We read of raucous parties on college campuses and the sometimes horrific consequences of such events. We know from our own experiences that these kinds of things can create mixed emotions in someone not yet firmly assured of themselves. I remember a few celebrations that went way over the top, and how I waffled between wanting to fit in with the group and longing to get away as quickly as possible. Because my mother was a single parent dealing with a mountain of problems of her own I generally monitored my own behavior lest I add to her cares and woes. Nonetheless, I recall feeling torn and wondering if I looked abnormal to my friends who were partaking fully of the bacchanal. The temptations to take dangerous risks were all around me and I might have indulged under different circumstances. Luckily neither I nor my friends ever went so far as to find ourselves in deep trouble, but the thin line between doing what was right and engaging in dangerous behaviors was never too far away. For some it was simply a matter of never being caught.

I write these things because of the importance of conveying the message to our young of the need to be resolute in avoiding the pressure of a crowd. Temptations will be there as surely as they have always been. Nonetheless there are certain behaviors that they need to avoid out of decency and respect for themselves and the people that they know. They are more likely to remember our lessons if they have seen us model the principles that we preach from day to day. Words are only as good as actions. We have to show them what righteous people do.

One of the reasons that I have loved and appreciated my husband for well over fifty years now is that his mother and father raised him to be an honorable man. His father treated his mother with the highest regard. He has always been a gentleman in every sense of the word.
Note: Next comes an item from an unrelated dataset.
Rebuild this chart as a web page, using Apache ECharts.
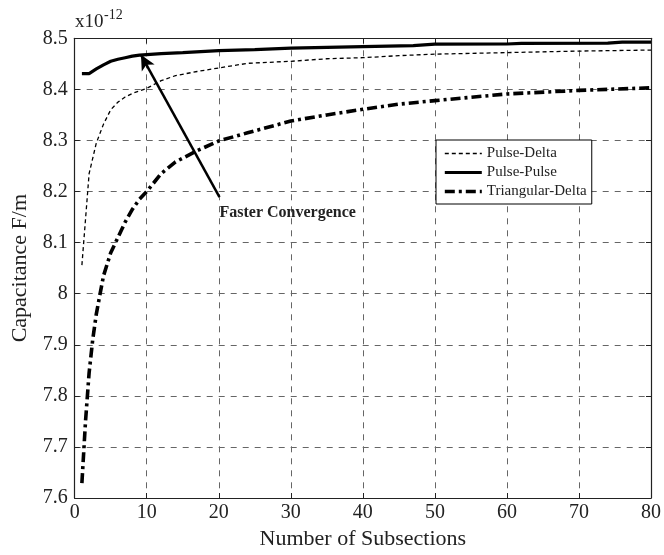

My husband saw the love and dignity of his parents’ relationship playing out in all of his days with them. Additionally it was his mother who spoke to him of his duty as a man to treat all women with the kind of reverence that every human deserves. He fully understood that there was never a circumstance under which it would be right to defile the sanctity of any person. His parents helped to mold him into as fine a person as ever lived. It took work on their part to do so, but ultimately it was perhaps the most important thing that either of them ever did. That is what truly good parenting is all about and I was lucky enough to be the lifelong recipient of their results.

There are of course responsibilities that go along with raising daughters as well. It doesn’t hurt to insist that our young women be fully aware of their surroundings. I used to roll my eyeballs when my mother coached me on the pitfalls of placing myself in harm’s way. I inwardly laughed at her concerns, but when I found myself in sticky situations I fell back on her advice to extricate myself from potential trouble. Over time experience taught me that she wasn’t just an old fashioned soul who had lost touch with the modern world. Indeed she understood all too well that there truly are dangers in the world that we can learn to avoid.

It would be truly wrong to send our children into the fray without the necessary tools to deal with whatever may arise. It is up to us to have frank but non accusatory discussions with our teens and to provide them with the confidence and principles that will allow them to navigate even the most treacherous of waters without coming to harm. Our children are watching and listening more than we realize. We are teaching them even when we don’t try.